This morning I did one of my Yoga DVDs that focuses on stretching and becoming more flexible.
I LOVE this, so relaxing |
I was so glad I did. It reminded me of good things I needed to have put back in my mind. Things like, breath, relax, and feel. Or, where in your life can you become more flexible and let go of control and just let people and things be as they are. Letting go can feel so good. There is so much out there that we just cling to, and so often its painful and harmful. Let it go. Breath it out. Learn to be flexible, breath, relax, and feel.

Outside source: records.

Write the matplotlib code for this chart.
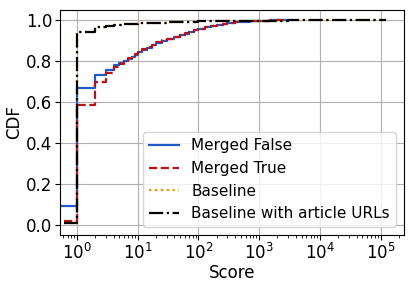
import matplotlib
matplotlib.use('agg')
import matplotlib.pyplot as plt

# step CDF data (where='post')
merged_false_x = [0.5, 1, 2, 3, 4, 5, 6, 7, 8, 9, 10, 12, 14, 17, 20, 25, 30, 40, 50, 60, 70, 85,
                  100, 130, 160, 200, 250, 300, 400, 500, 700, 1000, 1500, 3000]
merged_false_y = [0.09, 0.67, 0.73, 0.755, 0.78, 0.79, 0.80, 0.81, 0.82, 0.83, 0.843, 0.855, 0.865, 0.877,
                  0.89, 0.90, 0.907, 0.918, 0.927, 0.935, 0.942, 0.95, 0.957, 0.965, 0.971, 0.977,
                  0.982, 0.986, 0.99, 0.993, 0.996, 0.998, 0.999, 1.0]

merged_true_x = [0.62, 1, 2, 3, 4, 5, 6, 7, 8, 9, 10, 12, 14, 17, 20, 25, 30, 40, 50, 60, 70, 85,
                 100, 130, 160, 200, 250, 300, 400, 500, 700, 1000, 1500, 3000]
merged_true_y = [0.02, 0.585, 0.70, 0.74, 0.77, 0.785, 0.80, 0.815, 0.825, 0.835, 0.847, 0.858, 0.868, 0.88,
                 0.892, 0.902, 0.91, 0.92, 0.93, 0.937, 0.944, 0.952, 0.959, 0.967, 0.973, 0.978,
                 0.983, 0.987, 0.991, 0.994, 0.996, 0.998, 0.999, 1.0]

baseline_x = [0.62, 1, 2, 3, 4, 6, 10, 20, 30, 60, 100, 300, 1000, 3000, 10000, 120000]
baseline_y = [0.01, 0.94, 0.965, 0.972, 0.977, 0.981, 0.985, 0.988, 0.99, 0.992, 0.994, 0.996, 0.998, 0.999, 1.0, 1.0]

fig = plt.figure(figsize=(4.15, 2.85), dpi=100)
ax = fig.add_axes([0.145, 0.175, 0.828, 0.79])

ax.step(merged_false_x, merged_false_y, where='post', color='#1f5bc6', lw=1.6, label='Merged False')
ax.step(merged_true_x, merged_true_y, where='post', color='#b5141b', lw=1.6, ls='--', label='Merged True')
ax.step(baseline_x, baseline_y, where='post', color='darkorange', lw=1.6, ls=':', label='Baseline')
ax.step(baseline_x, baseline_y, where='post', color='black', lw=1.6, ls='-.', label='Baseline with article URLs')

ax.set_xscale('log')
ax.set_xlim(0.53, 2.4e5)
ax.set_ylim(-0.05, 1.05)
ax.set_xticks([1, 10, 100, 1000, 10000, 100000])
ax.grid(True, color='#b0b0b0', lw=0.8)
ax.tick_params(labelsize=12, pad=2)
ax.set_xlabel('Score', fontsize=12, labelpad=1)
ax.set_ylabel('CDF', fontsize=12, labelpad=2)
ax.legend(loc='lower right', fontsize=11)

fig.savefig('out.png', dpi=100)
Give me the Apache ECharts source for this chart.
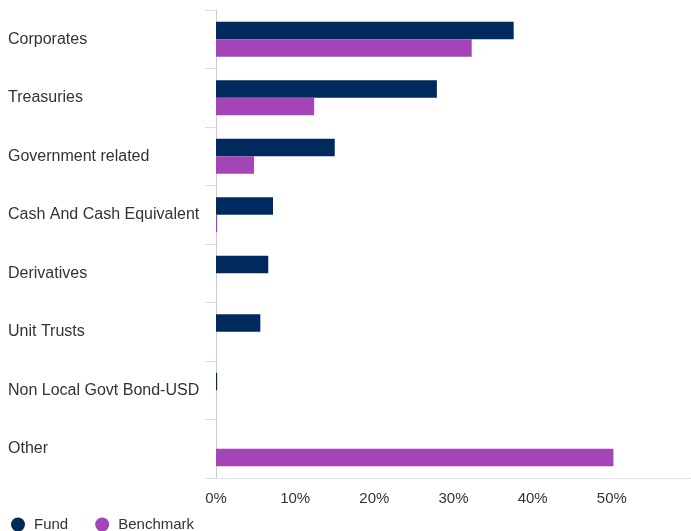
<!DOCTYPE html>
<html><head><meta charset="utf-8">
<script src="https://cdn.jsdelivr.net/npm/echarts@6/dist/echarts.min.js"></script>
<style>html,body{margin:0;padding:0;background:#fff}#c{width:691px;height:531px}</style>
</head><body><div id="c"></div>
<script>
const categories = ["Corporates","Treasuries","Government related","Cash And Cash Equivalent","Derivatives","Unit Trusts","Non Local Govt Bond-USD","Other"];
const fundValues = [37.6, 27.9, 15.0, 7.2, 6.6, 5.6, 0.15, 0];
const benchmarkValues = [32.3, 12.4, 4.8, 0.15, 0, 0, 0, 50.2];
const xTicks = [0, 10, 20, 30, 40, 50, 60];

const chart = echarts.init(document.getElementById('c'), null, {renderer: 'canvas'});
chart.setOption({
  animation: false,
  textStyle: {fontFamily: 'Liberation Sans, Arial, sans-serif'},
  grid: {left: 216, right: 0, top: 10, bottom: 53, containLabel: false},
  legend: {
    left: 11, top: 517, padding: 0, icon: 'circle', itemWidth: 14, itemHeight: 14, itemGap: 27,
    textStyle: {fontSize: 15, color: '#333', padding: [0, 0, 0, 4], fontFamily: 'Liberation Sans, Arial, sans-serif'},
    data: ['Fund', 'Benchmark']
  },
  xAxis: {
    type: 'value', min: xTicks[0], max: xTicks[xTicks.length - 1], interval: 10,
    axisLine: {show: true, lineStyle: {color: '#dde0ee', width: 1}},
    axisTick: {show: false},
    splitLine: {show: false},
    axisLabel: {
      color: '#333', fontSize: 15, margin: 13, showMaxLabel: false,
      formatter: v => v + '%'
    }
  },
  yAxis: {
    type: 'category', data: categories, inverse: true,
    axisLine: {show: true, lineStyle: {color: '#cccccc', width: 1}},
    axisTick: {show: true, length: 11, lineStyle: {color: '#d8dcee', width: 1}},
    axisLabel: {
      color: '#333', fontSize: 16, align: 'left', margin: 208,
      padding: [7, 0, 0, 0]
    }
  },
  series: [
    {name: 'Fund', type: 'bar', data: fundValues, barWidth: 17.5, barGap: '0%',
     itemStyle: {color: '#002a5e'}},
    {name: 'Benchmark', type: 'bar', data: benchmarkValues, barWidth: 17.5, barGap: '0%',
     itemStyle: {color: '#a445b7'}}
  ]
});
</script></body></html>
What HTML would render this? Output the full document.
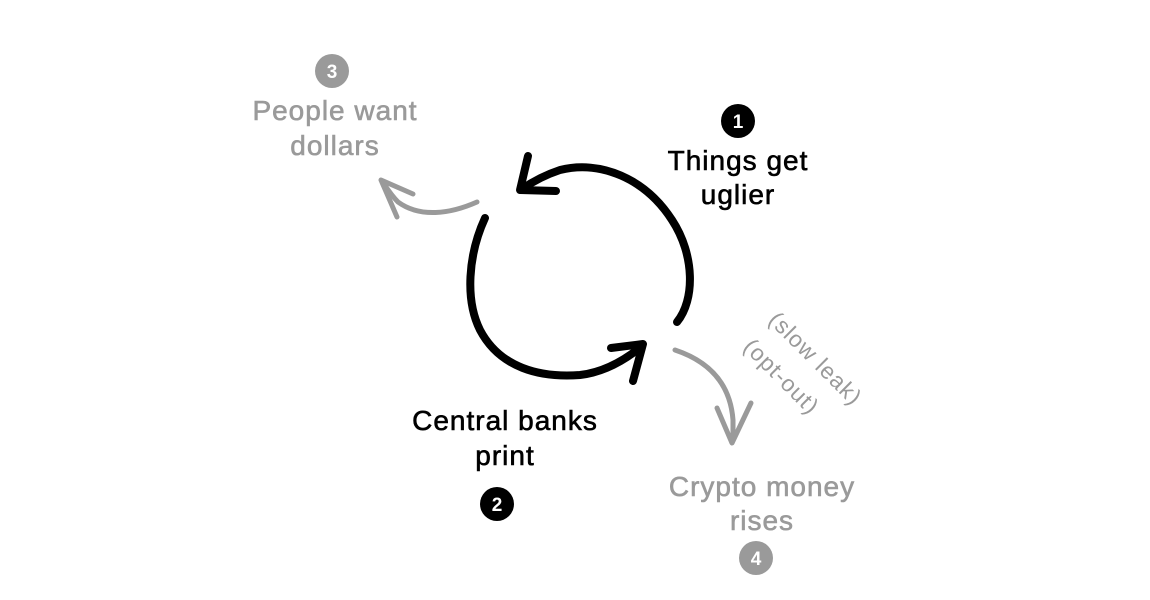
<!DOCTYPE html>
<html><head><style>
html,body{margin:0;padding:0;background:#fff;}
svg{display:block;}
text{font-family:"Liberation Sans",sans-serif;}
</style></head><body>
<svg width="1150" height="600" viewBox="0 0 1150 600">
<rect width="1150" height="600" fill="#fff"/>
<g fill="none" stroke="#000" stroke-width="8" stroke-linecap="round" stroke-linejoin="round">
<path d="M677,322 C695,300 695,255 672,220 C645,178 600,160 560,170 C545,175 532,182 522,189"/>
<path d="M528,156 L520,190 L556,191"/>
<path d="M485,218 C468,255 465,300 480,330 C500,368 540,378 580,375 C605,372 625,360 642,346"/>
<path d="M611,348 L643,344 L633,381"/>
</g>
<g fill="none" stroke="#9a9a9a" stroke-width="5" stroke-linecap="round" stroke-linejoin="round">
<path d="M477,202 C450,214 420,218 398,202 C392,196 388,190 384,184"/>
<path d="M413,194 L381,180 L397,217"/>
<path d="M675,350 C705,360 730,380 733,420 L733,438"/>
<path d="M717,408 L732,443 L751,403"/>
</g>
<circle cx="332" cy="71" r="17" fill="#9a9a9a"/>
<text x="332" y="78" font-size="19" font-weight="bold" fill="#fff" text-anchor="middle">3</text>
<circle cx="738" cy="121" r="17" fill="#000"/>
<text x="738" y="128" font-size="19" font-weight="bold" fill="#fff" text-anchor="middle">1</text>
<circle cx="497" cy="504" r="17" fill="#000"/>
<text x="497" y="511" font-size="19" font-weight="bold" fill="#fff" text-anchor="middle">2</text>
<circle cx="756" cy="558" r="17" fill="#9a9a9a"/>
<text x="756" y="565" font-size="19" font-weight="bold" fill="#fff" text-anchor="middle">4</text>
<g font-size="28" text-anchor="middle" letter-spacing="1" stroke-width="0.6">
<text x="335" y="120" fill="#9a9a9a" stroke="#9a9a9a">People want</text>
<text x="335" y="155" fill="#9a9a9a" stroke="#9a9a9a">dollars</text>
<text x="738" y="170" fill="#000" stroke="#000">Things get</text>
<text x="738" y="204" fill="#000" stroke="#000">uglier</text>
<text x="505" y="430" fill="#000" stroke="#000">Central banks</text>
<text x="505" y="465" fill="#000" stroke="#000">print</text>
<text x="762" y="496" fill="#9a9a9a" stroke="#9a9a9a">Crypto money</text>
<text x="762" y="530" fill="#9a9a9a" stroke="#9a9a9a">rises</text>
</g>
<g font-size="23" fill="#9a9a9a" text-anchor="middle" letter-spacing="1">
<text transform="translate(810,364) rotate(45)">(slow leak)</text>
<text transform="translate(776,382) rotate(45)">(opt-out)</text>
</g>
</svg>
</body></html>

Side note: Real power doesn't come from controlling others, events, or things around us; real power comes from within and learning to have ownership of our own feelings, thoughts and actions. I have been working on these things for years, and I know that I will only continue to work on them (and learn new things) until the day I die, and I still won't be perfect at it all. And that's okay.
it's all right. |
Today, I finally feel more relaxed on this diet. The first few days I was constantly thinking about the next 2 hours ahead of me and when I would finally be able to eat something again. It was a sort of constant hunger, gnawing at the edges of all that I was doing, feeling and thinking. I tried to remember running. When you go running and you're tired, maybe running up a steep hill, you can trick yourself into finishing without stopping. The trick is to look ahead a short distance and say to yourself, I can make it this far, I can make it to that tree a few feet ahead, I can just make it to that one spot... and then you do, and you don't stop, you choose another point ahead of you that's close (never look at the end) and you push yourself to that point until you have reached the end. That's how the beginning of the diet was for me, just get through these two hours, don't worry about the day, just these next two hours. Two hours can feel pretty hungry. But I did it, mostly. Today, I find that I am thinking less about just surviving and when I get to eat next. My stomach must be shrinking, becoming accustomed to a decrease in calories. It helps me feel hopeful that it will only continue getting better. This isn't easy, no diet is, but it is proving effective and getting me to where I want to be. And, I am constantly told that this feeling only lasts for a few days, all I have to do is get past it, and get to the point where it isn't a sacrifice anymore and I'm not hungry all the time anymore... it's like a portal, waiting in front of me.